Starting point will obviously be the legendary images of two as legendary photographers such as Douglas Kirkland and Bert Stern, portraitists of the most famous Hollywood stars. With regard to Kirland’s production, his unforgettable shots of Marilyn Monroe are still today among the most beautiful memories of the actress. Extraordinary was his photo shoot produced in 1961 for “Look Magazine”: an only twenty-four-year-old Kirkland immortalizes the divine Marilyn Monroe laying on bed and wrapped up only in white sheets, converting her in the sexiest icon ever. No less catchy are his portraits of Audrey Hepburn, icon of glamour and style whose untarnished beauty, characterized by a smile of adolescent memory, has been exalted also in some photographs of the mature age done by Gilles Bensimon. There will be a lot of other authors who will take a portrait of the beautiful British actress, each of them using their own charm and personality: Henry Wolf, André Sas, Daniel Cande, Terry O’Neill, Angus McBean. Bert Stern, on the contrary, has the honour of having portrayed the ultimate star Marilyn Monroe in August 1962, in the six weeks before her tragic death on the occasion of a photo shoot for Vogue, the photographs of which has been collected in the great portfolio “Marilyn Monroe: The complete Last Sitting”, published posthumous in 1982. In those shots the actress appears alluring even though fragile; she will die shortly after, gripped by the interior demons that made her despise his own figure and that had an impact on some of Bert Stern’s most famous photographs: she will mark some proofs with a coloured marker as if it were a self- punishment to inflict to herself.

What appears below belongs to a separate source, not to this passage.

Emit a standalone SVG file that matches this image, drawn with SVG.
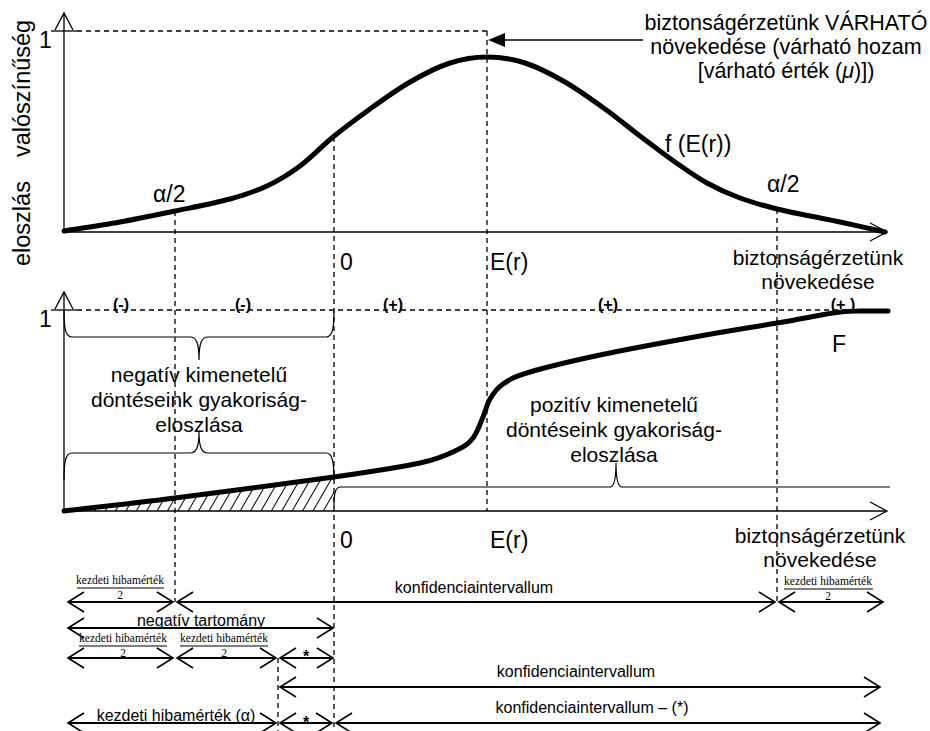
<svg xmlns="http://www.w3.org/2000/svg" width="930" height="731" viewBox="0 0 930 731">
<style>
text{font-family:"Liberation Sans",Arial,sans-serif;fill:#000}
.big{font-size:21px}
.lab{font-size:23px}
.mid{font-size:16px}
.pm{font-size:16px;font-weight:bold}
.fr{font-family:"Liberation Serif","Times New Roman",serif;font-size:11.5px}
.ax{stroke:#000;stroke-width:1.3;fill:none}
.dash{stroke:#000;stroke-width:1.3;stroke-dasharray:5 4;fill:none}
.curve{stroke:#000;stroke-width:5;fill:none;stroke-linecap:round}
.br{stroke:#000;stroke-width:1.2;fill:none}
.iv{stroke:#000;stroke-width:1.8;fill:none;marker-start:url(#chev);marker-end:url(#chev)}
.bar{stroke:#000;stroke-width:1.2}
</style>
<defs>
<marker id="chev" viewBox="-18 -12 20 24" refX="0" refY="0" markerWidth="20" markerHeight="24" markerUnits="userSpaceOnUse" orient="auto-start-reverse">
<path d="M-16,-10 L0,0 L-16,10" fill="none" stroke="#000" stroke-width="1.6"/>
</marker>
<marker id="axh" viewBox="-19 -11 21 22" refX="0" refY="0" markerWidth="21" markerHeight="22" markerUnits="userSpaceOnUse" orient="auto">
<path d="M-17,-9 L0,0 L-17,9" fill="none" stroke="#000" stroke-width="1.3"/>
</marker>
<pattern id="hatch" patternUnits="userSpaceOnUse" width="9" height="9" patternTransform="rotate(30)">
<line x1="4.5" y1="-1" x2="4.5" y2="10" stroke="#000" stroke-width="1"/>
</pattern>
</defs>

<g id="top-chart">
<line class="ax" x1="64" y1="232" x2="64" y2="13" marker-end="url(#axh)"/>
<line class="ax" x1="64" y1="232" x2="887" y2="232" marker-end="url(#axh)"/>
<line class="ax" x1="51" y1="31" x2="77" y2="31"/>
<line class="dash" x1="77" y1="31" x2="487" y2="31"/>
<path class="curve" d="M64,231 C73.3,229.5 101.5,225.3 120,222 C138.5,218.7 156.7,214.8 175,211 C193.3,207.2 214.7,203.2 230,199 C245.3,194.8 255.3,191.5 267,186 C278.7,180.5 289,174.2 300,166 C311,157.8 321.3,146.5 333,137 C344.7,127.5 357.2,118.2 370,109 C382.8,99.8 396.7,89.7 410,82 C423.3,74.3 437.2,67.2 450,63 C462.8,58.8 474.5,57 487,57 C499.5,57 512,58.8 525,63 C538,67.2 551.7,74.3 565,82 C578.3,89.7 592.5,100 605,109 C617.5,118 628.3,127.2 640,136 C651.7,144.8 663.8,154.2 675,162 C686.2,169.8 696.2,177 707,183 C717.8,189 728.3,193.7 740,198 C751.7,202.3 765.3,206 777,209 C788.7,212 799.5,213.8 810,216 C820.5,218.2 827.5,219.3 840,222 C852.5,224.7 877.5,230.3 885,232"/>
<text class="lab" x="39" y="48">1</text>
<text style="font-size:23.5px" transform="rotate(-90 30 157)" x="30" y="157">valószínűség</text>
<text style="font-size:23.5px" transform="rotate(-90 30 266)" x="30" y="266">eloszlás</text>
<text class="lab" x="153" y="202">α/2</text>
<text class="lab" x="767" y="192">α/2</text>
<text class="lab" x="665" y="152">f (E(r))</text>
<text class="lab" x="340" y="270">0</text>
<text class="lab" x="490" y="270">E(r)</text>
<text class="big" x="818" y="265" text-anchor="middle">biztonságérzetünk</text>
<text class="big" x="818" y="289" text-anchor="middle">növekedése</text>
</g>

<g id="expected-note">
<text class="big" x="786" y="30" text-anchor="middle" style="font-size:21.5px">biztonságérzetünk VÁRHATÓ</text>
<text class="big" x="786" y="54" text-anchor="middle" style="font-size:21.5px">növekedése (várható hozam</text>
<text class="big" x="786" y="78" text-anchor="middle" style="font-size:21.5px">[várható érték (<tspan font-style="italic">μ</tspan>)])</text>
</g>

<g id="bottom-chart">
<path d="M64,511 C82.5,508.8 130,503.7 175,498 C220,492.3 293.2,482.8 334,477 L334,511 Z" fill="url(#hatch)"/>
<line class="ax" x1="64" y1="511" x2="64" y2="292" marker-end="url(#axh)"/>
<line class="ax" x1="64" y1="511" x2="887" y2="511" marker-end="url(#axh)"/>
<line class="ax" x1="51" y1="310" x2="77" y2="310"/>
<line class="dash" x1="77" y1="310" x2="846" y2="310"/>
<path class="curve" d="M64,511 C82.5,508.8 130,503.7 175,498 C220,492.3 293.2,482.8 334,477 C374.8,471.2 399.5,467.5 420,463 C440.5,458.5 448.2,454.2 457,450 C465.8,445.8 468.7,443.5 473,438 C477.3,432.5 480.2,423.5 483,417 C485.8,410.5 486.7,404.5 490,399 C493.3,393.5 496.3,388.5 503,384 C509.7,379.5 513.8,376.8 530,372 C546.2,367.2 571.7,361 600,355 C628.3,349 670.5,341.3 700,336 C729.5,330.7 754.8,326.8 777,323 C799.2,319.5 819.2,315 833,313 C846.8,311 850.8,311.3 860,311 C869.2,311 883.3,311 888,311"/>
<text class="lab" x="39" y="327">1</text>
<text class="pm" x="121" y="310" text-anchor="middle">(-)</text>
<text class="pm" x="243" y="310" text-anchor="middle">(-)</text>
<text class="pm" x="393" y="310" text-anchor="middle">(+)</text>
<text class="pm" x="608" y="310" text-anchor="middle">(+)</text>
<text class="pm" x="843" y="310" text-anchor="middle">(+ )</text>
<text class="lab" x="832" y="352">F</text>
<text class="lab" x="340" y="548">0</text>
<text class="lab" x="490" y="548">E(r)</text>
<text class="big" x="820" y="543" text-anchor="middle">biztonságérzetünk</text>
<text class="big" x="820" y="567" text-anchor="middle">növekedése</text>
</g>

<g id="negative-brace">
<path class="br" d="M64,311 C64,330 66,337 72,337 L190,337 C196,337 199,342 199,360 C199,342 202,337 208,337 L326,337 C332,337 334,330 334,311"/>
<path class="br" d="M64,480 C64,460 66,453 72,453 L190,453 C196,453 199,448 199,432 C199,448 202,453 208,453 L326,453 C332,453 334,460 334,480"/>
<text class="big" x="199" y="382" text-anchor="middle">negatív kimenetelű</text>
<text class="big" x="199" y="407" text-anchor="middle">döntéseink gyakoriság-</text>
<text class="big" x="199" y="432" text-anchor="middle">eloszlása</text>
</g>

<g id="positive-brace">
<path class="br" d="M334,507 C334,493 335,487 341,487 L610,487 C614,487 616,480 616,463 C616,480 618,487 622,487 L890,487"/>
<text class="big" x="614" y="412" text-anchor="middle">pozitív kimenetelű</text>
<text class="big" x="614" y="437" text-anchor="middle">döntéseink gyakoriság-</text>
<text class="big" x="614" y="462" text-anchor="middle">eloszlása</text>
</g>

<g id="guides">
<line class="dash" x1="175" y1="211" x2="175" y2="602"/>
<line class="dash" x1="334" y1="137" x2="334" y2="731"/>
<line class="dash" x1="487" y1="31" x2="487" y2="511"/>
<line class="dash" x1="777" y1="209" x2="777" y2="602"/>
<line class="dash" x1="278" y1="658" x2="278" y2="731"/>
</g>

<g id="connectors">
<line x1="643" y1="40" x2="503" y2="40" stroke="#000" stroke-width="1.5"/>
<polygon points="488,40 505,33 505,47" fill="#000"/>
<line class="iv" x1="68" y1="602" x2="173" y2="602"/>
<line class="iv" x1="177" y1="602" x2="775" y2="602"/>
<line class="iv" x1="779" y1="602" x2="883" y2="602"/>
<line class="iv" x1="68" y1="628" x2="333" y2="628"/>
<line class="iv" x1="68" y1="658" x2="173" y2="658"/>
<line class="iv" x1="177" y1="658" x2="276" y2="658"/>
<line class="iv" x1="280" y1="658" x2="333" y2="658"/>
<line class="iv" x1="280" y1="687" x2="880" y2="687"/>
<line class="iv" x1="68" y1="723" x2="276" y2="723"/>
<line class="iv" x1="280" y1="723" x2="332" y2="723"/>
<line class="iv" x1="336" y1="723" x2="880" y2="723"/>
</g>

<g id="interval-labels">
<text class="fr" x="120" y="584" text-anchor="middle">kezdeti hibamérték</text>
<line class="bar" x1="77" y1="588" x2="164" y2="588"/>
<text class="fr" x="120" y="599" text-anchor="middle">2</text>
<text class="mid" x="474" y="593" text-anchor="middle">konfidenciaintervallum</text>
<text class="fr" x="828" y="585" text-anchor="middle">kezdeti hibamérték</text>
<line class="bar" x1="784" y1="589" x2="873" y2="589"/>
<text class="fr" x="828" y="600" text-anchor="middle">2</text>
<text class="mid" x="201" y="626" text-anchor="middle">negatív tartomány</text>
<text class="fr" x="123" y="642" text-anchor="middle">kezdeti hibamérték</text>
<line class="bar" x1="79" y1="646" x2="167" y2="646"/>
<text class="fr" x="123" y="657" text-anchor="middle">2</text>
<text class="fr" x="224" y="642" text-anchor="middle">kezdeti hibamérték</text>
<line class="bar" x1="180" y1="646" x2="268" y2="646"/>
<text class="fr" x="224" y="657" text-anchor="middle">2</text>
<text class="mid" x="306" y="662" text-anchor="middle" font-weight="bold">*</text>
<text class="mid" x="576" y="677" text-anchor="middle">konfidenciaintervallum</text>
<text class="mid" x="176" y="721" text-anchor="middle">kezdeti hibamérték (α)</text>
<text class="mid" x="306" y="728" text-anchor="middle" font-weight="bold">*</text>
<text class="mid" x="592" y="713" text-anchor="middle">konfidenciaintervallum – (*)</text>
</g>
</svg>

Very famous are also some photographs of Italian authors such as Pierluigi Praturlon, Pietro Pascuttini and Tazio Secchiaroli, main characters of the Dolce Vita that animated the Tiber embankment in the ages of the economic boom and that contributed to consecrate the myth of some great personalities such as Sophia Loren, Claudia Cardinale, Anita Ekgberg, Elsa Martinelli, Brigitte Bardot...

The period that goes from the end of the Fifties to the beginning of the Sixties is represented by two deeply innovator artists like William Klein and Gordon Parks. He was able to transfer also in the world of fashion the same language experimentation that he had already applied in his reportages, which means concretely the use of some technical devices such as the wide-angle lens and blurred shots. Among his most famous photographs there are those conceived during his stay in the Italian capital on the occasion of a photo shoot for Vogue, with a Rome in the middle of the great cinema and the economic boom: models on crosswalk in Piazza di Spagna or decontextualized from the usual sets and surrounded by shred of the everyday life. Result: extremely graphic prints, focused on the contrasts not only from the black and white but also from the elegance of the cloths normally dressed in the city streets. Also Gordon Parks’ research could be read from a similar perspective: he preferred to portray his models in real settings, giving priority to unusual and appealing points of view – an open window or a keyhole, for example – imbuing the images with a sense of voyeurism.

The fascinating polaroid mosaic portraits created by Maurizio Galimberti, “Instant Polaroid artist”, able to seize the authenticity of the subjects, mostly famous celebrities, could be seen as a contemporary frontier of fashion and movie photography. The French artist Eric Rondepierre, who won an important exhibition at Moma in 1996, approaches the world of movie through the recovery of old films, often distorted by bad stocking conditions or the unavoidable signs of time, from which he chooses a frame that becomes the main subject of his works (like in his most famous work called “Champs-Élysées” connected to the film “Charade” with Cary Grant and Audrey Hepburn). Present and past live together thanks to a photography that becomes cinematic and researches his source of inspiration in the dynamism of relationship between these two disciplines. In a different way and referring to a more contemporary language, Nicola Civiero uses the photographic medium to think on the limits and mental constraints typical of he fashion industry and, more generally, of the star system.

In the end a special acknowledgment must be given to the contribution of two great masters active between 1930-1940 such as the Hungarian Martin Munkacsi and the American Frances McLaughlin-Gill, whose works were real milestones in the world of fashion photography, with deep influences on the authors of the next generations like Richard Avedon and Henri Cartier-Bresson. Speaking of Munkacsi, he can be considered the pioneer of a photography made of catchy images, set in everyday-like environments and animated by a strong dynamism. He brought the same action and spontaneity that he captured in his sports photography to the pages of the fashion magazines that he signed. Distancing himself from a practice entirely conceived in studios were models posed like mannequins, Munkacsi stages active young women favouring scenes of daily life epitomizing a special gift for action and movement: in 1933 he took his most famous shot of the socialite model Lucile Brokaw running down the Piping Rock beach. Munkacsi’s lesson and the opening towards a “humble” imaginary, more common and ordinary, populated by models photographed outdoor in dynamic contexts, will be continued by Frances McLaughlin-Gill, often considered the ideal interpreter of junior fashions. Her ability to communicate the appearance and the sensibility of a passing moment or a glimpsed smile in her pictures will make her, among others, one of the main representative of realistic fashion photography.